- [WHAT IS REQUIRED]:
Write each line of the material exactly as given, from the top through the line that contains "0.70, 2.22, 3.75];", and omit all pictures.

══ MATERIAL ══

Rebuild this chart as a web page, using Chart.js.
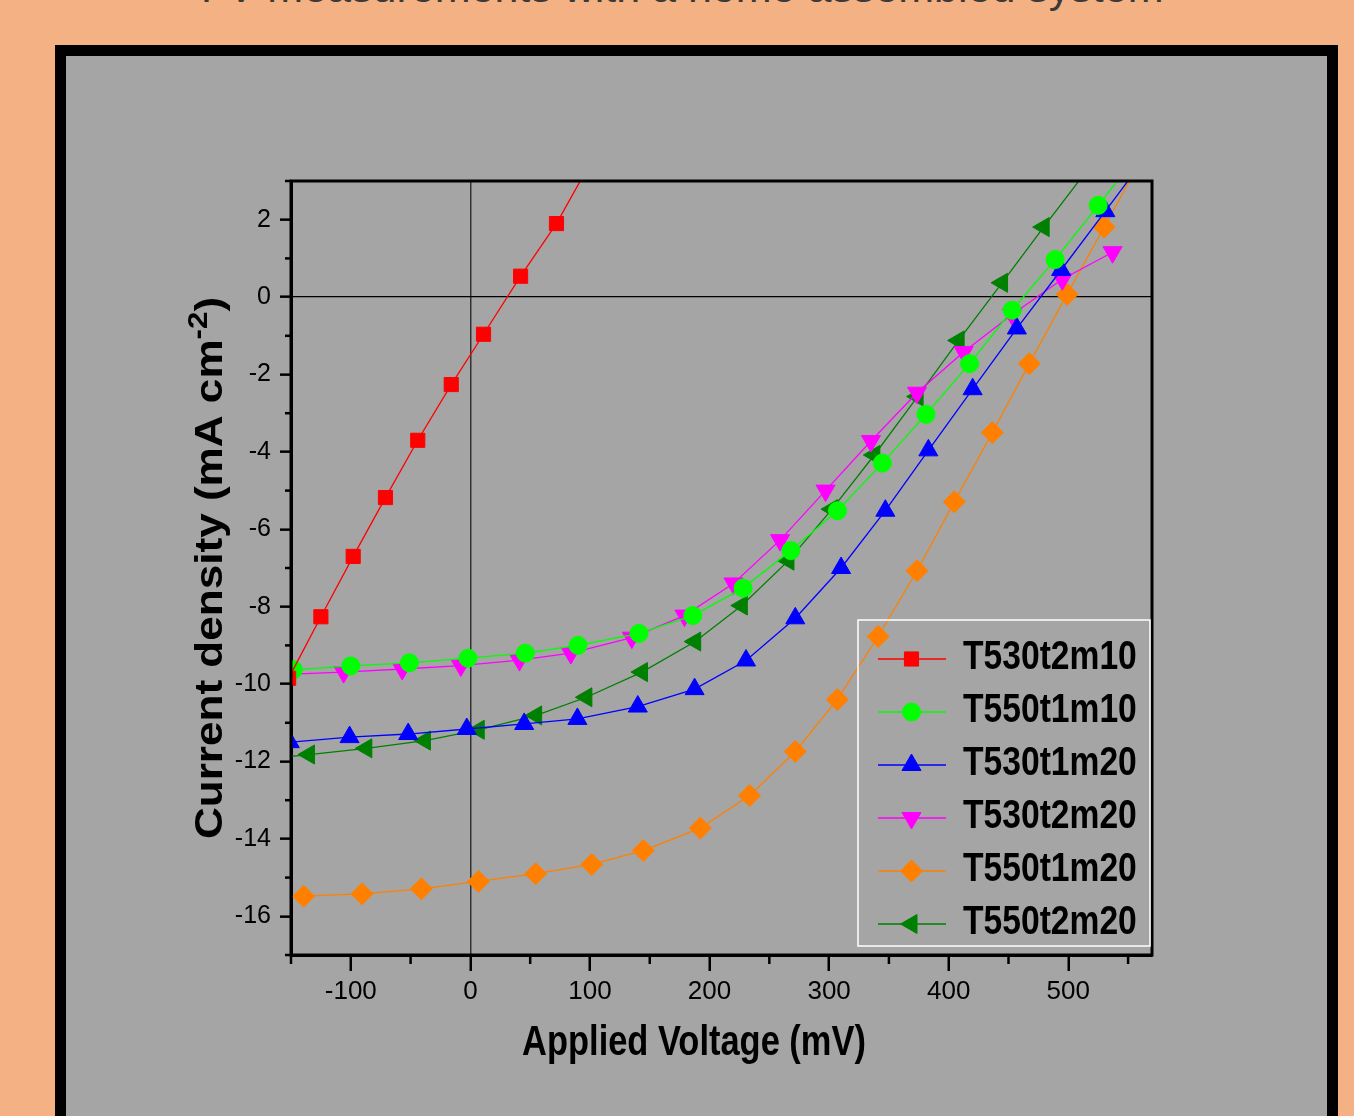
<!DOCTYPE html>
<html>
<head>
<meta charset="utf-8">
<script src="https://cdn.jsdelivr.net/npm/chart.js@4.4.1/dist/chart.umd.min.js"></script>
<style>
html,body{margin:0;padding:0;width:1354px;height:1116px;overflow:hidden;background:#F4B183;}
#title{position:absolute;left:0;width:1364px;top:-33px;text-align:center;font:43px 'Liberation Sans',Arial,sans-serif;color:#3a3a3a;line-height:40px;white-space:nowrap;}
#panel{position:absolute;left:55px;top:45px;width:1261px;height:1200px;border:11px solid #000;background:#A5A5A5;}
#wrap{position:absolute;left:0;top:0;width:1354px;height:1116px;}
</style>
</head>
<body>
<div id="title">I-V measurements with a home assembled system</div>
<div id="panel"></div>
<div id="wrap"><canvas id="c" width="1354" height="1116"></canvas></div>
<script>
// ---- data (voltage in mV, current density in mA cm^-2) ----
const seriesLabels = ['T530t2m10', 'T550t1m10', 'T530t1m20', 'T530t2m20', 'T550t1m20', 'T550t2m20'];

const voltageT530t2m10 = [-152, -125, -98, -71, -44, -16, 11, 42, 72, 100];
const currentT530t2m10 = [-9.85, -8.26, -6.70, -5.18, -3.70, -2.26, -0.96, 0.54, 1.90, 3.45];

const voltageT550t1m10 = [-148, -100, -51, -2, 46, 90, 141, 186, 228, 268, 307, 344.5, 381, 417.5, 453, 489, 525, 560];
const currentT550t1m10 = [-9.63, -9.53, -9.45, -9.33, -9.20, -9.00, -8.69, -8.23, -7.52, -6.55, -5.52, -4.29, -3.03, -1.72, -0.34, 0.97, 2.37, 3.75];

const voltageT530t1m20 = [-151, -101, -52, -3, 45, 89.5, 140, 187.5, 230.5, 271.7, 310, 347, 383, 420, 457, 494, 531, 568];
const currentT530t1m20 = [-11.50, -11.37, -11.29, -11.16, -11.03, -10.90, -10.58, -10.13, -9.39, -8.30, -7.00, -5.52, -3.96, -2.38, -0.81, 0.70, 2.22, 3.75];

const voltageT530t2m20 = [-155, -106, -57, -8, 41, 84, 135, 179, 220, 259, 297, 335, 373.5, 412.5, 453, 495, 537];
const currentT530t2m20 = [-9.75, -9.69, -9.61, -9.52, -9.38, -9.20, -8.80, -8.23, -7.40, -6.28, -5.00, -3.72, -2.47, -1.42, -0.45, 0.46, 1.16];

const voltageT550t1m20 = [-139.4, -90.6, -41, 6.7, 54.6, 101.5, 144.6, 192.3, 233.5, 271.7, 306.8, 341, 373.5, 404.7, 436.5, 467.4, 499, 530, 561];
const currentT550t1m20 = [-15.48, -15.42, -15.29, -15.10, -14.90, -14.66, -14.30, -13.72, -12.88, -11.74, -10.40, -8.77, -7.07, -5.29, -3.50, -1.72, 0.07, 1.81, 3.55];

const voltageT550t2m20 = [-183, -135, -87, -38, 7, 55, 97, 143.5, 188, 227, 266, 302.4, 337.8, 374, 408.3, 444.6, 479.4, 515];
const currentT550t2m20 = [-11.98, -11.82, -11.66, -11.46, -11.18, -10.81, -10.34, -9.69, -8.90, -7.97, -6.81, -5.48, -4.08, -2.57, -1.12, 0.37, 1.81, 3.25];

const xAxisTitle = 'Applied Voltage (mV)';
const yAxisTitleMain = 'Current density (mA cm';
const yAxisTitleSup = '-2';
const yAxisTitleEnd = ')';

// ---- helpers ----
const SANS = "'Liberation Sans', Arial, sans-serif";

function pts(xs, ys) { return xs.map((v, i) => ({x: v, y: ys[i]})); }

const styles = [
  {color: '#FF0000', pointStyle: 'rect', radius: 10, rotation: 0},
  {color: '#00FF00', pointStyle: 'circle', radius: 9, rotation: 0},
  {color: '#0000FF', pointStyle: 'triangle', radius: 11, rotation: 0},
  {color: '#FF00FF', pointStyle: 'triangle', radius: 11, rotation: 180},
  {color: '#FF8000', pointStyle: 'rectRot', radius: 11, rotation: 0},
  {color: '#008000', pointStyle: 'triangle', radius: 11, rotation: 270}
];
const seriesData = [
  pts(voltageT530t2m10, currentT530t2m10),
  pts(voltageT550t1m10, currentT550t1m10),
  pts(voltageT530t1m20, currentT530t1m20),
  pts(voltageT530t2m20, currentT530t2m20),
  pts(voltageT550t1m20, currentT550t1m20),
  pts(voltageT550t2m20, currentT550t2m20)
];

const datasets = seriesLabels.map((lab, i) => ({
  label: lab,
  data: seriesData[i],
  showLine: true,
  tension: 0,
  borderColor: styles[i].color,
  backgroundColor: styles[i].color,
  borderWidth: 1.3,
  pointStyle: styles[i].pointStyle,
  pointRadius: styles[i].radius,
  pointRotation: styles[i].rotation,
  pointBorderWidth: 1,
  pointBorderColor: styles[i].color,
  pointBackgroundColor: styles[i].color,
  clip: 0
}));

const frameAndTicks = {
  id: 'frameAndTicks',
  afterDraw(chart) {
    const {ctx, chartArea: a, scales: {x, y}} = chart;
    ctx.save();
    ctx.strokeStyle = '#000';
    ctx.lineWidth = 2.5;
    x.ticks.forEach(t => {
      if (t.value % 100 !== 0) {
        const px = x.getPixelForValue(t.value);
        ctx.beginPath(); ctx.moveTo(px, a.bottom); ctx.lineTo(px, a.bottom + 9); ctx.stroke();
      }
    });
    y.ticks.forEach(t => {
      if (Math.abs(t.value) % 2 === 1) {
        const py = y.getPixelForValue(t.value);
        ctx.beginPath(); ctx.moveTo(a.left, py); ctx.lineTo(a.left - 6, py); ctx.stroke();
      }
    });
    ctx.lineWidth = 3;
    ctx.strokeRect(a.left, a.top, a.right - a.left, a.bottom - a.top);
    ctx.restore();
  }
};

const axisTitles = {
  id: 'axisTitles',
  afterDraw(chart) {
    const {ctx, chartArea: a} = chart;
    // y axis title (rotated, with superscript)
    const big = 'bold 38px ' + SANS;
    const small = 'bold 27px ' + SANS;
    ctx.save();
    ctx.translate(a.left - 69, (a.top + a.bottom) / 2);
    ctx.rotate(-Math.PI / 2);
    ctx.scale(1.16, 1);
    ctx.fillStyle = '#000';
    ctx.textAlign = 'left';
    ctx.textBaseline = 'alphabetic';
    ctx.font = big;
    const w1 = ctx.measureText(yAxisTitleMain).width;
    const w3 = ctx.measureText(yAxisTitleEnd).width;
    ctx.font = small;
    const w2 = ctx.measureText(yAxisTitleSup).width;
    let px = -(w1 + w2 + w3) / 2;
    ctx.font = big; ctx.fillText(yAxisTitleMain, px, 0); px += w1;
    ctx.font = small; ctx.fillText(yAxisTitleSup, px, -15); px += w2;
    ctx.font = big; ctx.fillText(yAxisTitleEnd, px, 0);
    ctx.restore();
    // x axis title (condensed bold)
    ctx.save();
    ctx.translate(a.left + 403, a.bottom + 100);
    ctx.scale(0.82, 1);
    ctx.fillStyle = '#000';
    ctx.font = 'bold 42px ' + SANS;
    ctx.textAlign = 'center';
    ctx.textBaseline = 'alphabetic';
    ctx.fillText(xAxisTitle, 0, 0);
    ctx.restore();
  }
};

const boxLegend = {
  id: 'boxLegend',
  afterDraw(chart) {
    const {ctx, chartArea: a} = chart;
    const W = 292, H = 326;
    const left = a.right - 2 - W, top = a.bottom - 9 - H;
    ctx.save();
    ctx.strokeStyle = '#FFFFFF';
    ctx.lineWidth = 1.5;
    ctx.strokeRect(left, top, W, H);
    chart.data.datasets.forEach((ds, i) => {
      const cy = top + 39 + i * 53;
      ctx.strokeStyle = ds.borderColor;
      ctx.lineWidth = ds.borderWidth;
      ctx.beginPath(); ctx.moveTo(left + 20, cy); ctx.lineTo(left + 88, cy); ctx.stroke();
      ctx.fillStyle = ds.pointBackgroundColor;
      ctx.lineWidth = 1;
      Chart.helpers.drawPoint(ctx, {pointStyle: ds.pointStyle, rotation: ds.pointRotation, radius: ds.pointRadius, borderWidth: 1}, left + 53.5, cy);
      ctx.save();
      ctx.translate(left + 105, cy - 1);
      ctx.scale(0.82, 1);
      ctx.fillStyle = '#000';
      ctx.font = 'bold 41px ' + SANS;
      ctx.textBaseline = 'middle';
      ctx.textAlign = 'left';
      ctx.fillText(ds.label, 0, 0);
      ctx.restore();
    });
    ctx.restore();
  }
};

new Chart(document.getElementById('c'), {
  type: 'scatter',
  data: {datasets: datasets},
  options: {
    responsive: false,
    animation: false,
    devicePixelRatio: 1,
    layout: {padding: {left: 0, top: 181, right: 202, bottom: 0}},
    plugins: {legend: {display: false}, tooltip: {enabled: false}},
    scales: {
      x: {
        type: 'linear',
        min: -150, max: 570,
        afterFit: s => { s.height = 161; },
        border: {display: true, color: '#000', width: 3},
        grid: {
          drawOnChartArea: true,
          color: c => (c.tick && c.tick.value === 0) ? '#333333' : 'rgba(0,0,0,0)',
          lineWidth: 1.5,
          drawTicks: true,
          tickLength: 16,
          tickWidth: 2.5,
          tickColor: c => (c.tick && c.tick.value % 100 === 0) ? '#000' : 'rgba(0,0,0,0)'
        },
        ticks: {
          stepSize: 50,
          includeBounds: false,
          autoSkip: false,
          maxRotation: 0,
          padding: 5,
          color: '#000',
          font: {family: SANS, size: 26},
          callback: v => (v % 100 === 0 ? String(v) : '')
        },
        title: {display: false}
      },
      y: {
        type: 'linear',
        min: -17, max: 3,
        afterFit: s => { s.width = 291; },
        border: {display: true, color: '#000', width: 3},
        grid: {
          drawOnChartArea: true,
          color: c => (c.tick && c.tick.value === 0) ? '#000000' : 'rgba(0,0,0,0)',
          lineWidth: 1.3,
          drawTicks: true,
          tickLength: 11,
          tickWidth: 2.5,
          tickColor: c => (c.tick && Math.abs(c.tick.value) % 2 === 0) ? '#000' : 'rgba(0,0,0,0)'
        },
        ticks: {
          stepSize: 1,
          includeBounds: false,
          autoSkip: false,
          padding: 9,
          color: '#000',
          font: {family: SANS, size: 25},
          callback: v => (Math.abs(v) % 2 === 0 ? String(v) : '')
        },
        title: {display: false}
      }
    }
  },
  plugins: [frameAndTicks, axisTitles, boxLegend]
});
</script>
</body>
</html>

═══

- [REPLY TO THE TASK]:
Rebuild this chart as a web page, using Chart.js.
<!DOCTYPE html>
<html>
<head>
<meta charset="utf-8">
<script src="https://cdn.jsdelivr.net/npm/chart.js@4.4.1/dist/chart.umd.min.js"></script>
<style>
html,body{margin:0;padding:0;width:1354px;height:1116px;overflow:hidden;background:#F4B183;}
#title{position:absolute;left:0;width:1364px;top:-33px;text-align:center;font:43px 'Liberation Sans',Arial,sans-serif;color:#3a3a3a;line-height:40px;white-space:nowrap;}
#panel{position:absolute;left:55px;top:45px;width:1261px;height:1200px;border:11px solid #000;background:#A5A5A5;}
#wrap{position:absolute;left:0;top:0;width:1354px;height:1116px;}
</style>
</head>
<body>
<div id="title">I-V measurements with a home assembled system</div>
<div id="panel"></div>
<div id="wrap"><canvas id="c" width="1354" height="1116"></canvas></div>
<script>
// ---- data (voltage in mV, current density in mA cm^-2) ----
const seriesLabels = ['T530t2m10', 'T550t1m10', 'T530t1m20', 'T530t2m20', 'T550t1m20', 'T550t2m20'];

const voltageT530t2m10 = [-152, -125, -98, -71, -44, -16, 11, 42, 72, 100];
const currentT530t2m10 = [-9.85, -8.26, -6.70, -5.18, -3.70, -2.26, -0.96, 0.54, 1.90, 3.45];

const voltageT550t1m10 = [-148, -100, -51, -2, 46, 90, 141, 186, 228, 268, 307, 344.5, 381, 417.5, 453, 489, 525, 560];
const currentT550t1m10 = [-9.63, -9.53, -9.45, -9.33, -9.20, -9.00, -8.69, -8.23, -7.52, -6.55, -5.52, -4.29, -3.03, -1.72, -0.34, 0.97, 2.37, 3.75];

const voltageT530t1m20 = [-151, -101, -52, -3, 45, 89.5, 140, 187.5, 230.5, 271.7, 310, 347, 383, 420, 457, 494, 531, 568];
const currentT530t1m20 = [-11.50, -11.37, -11.29, -11.16, -11.03, -10.90, -10.58, -10.13, -9.39, -8.30, -7.00, -5.52, -3.96, -2.38, -0.81, 0.70, 2.22, 3.75];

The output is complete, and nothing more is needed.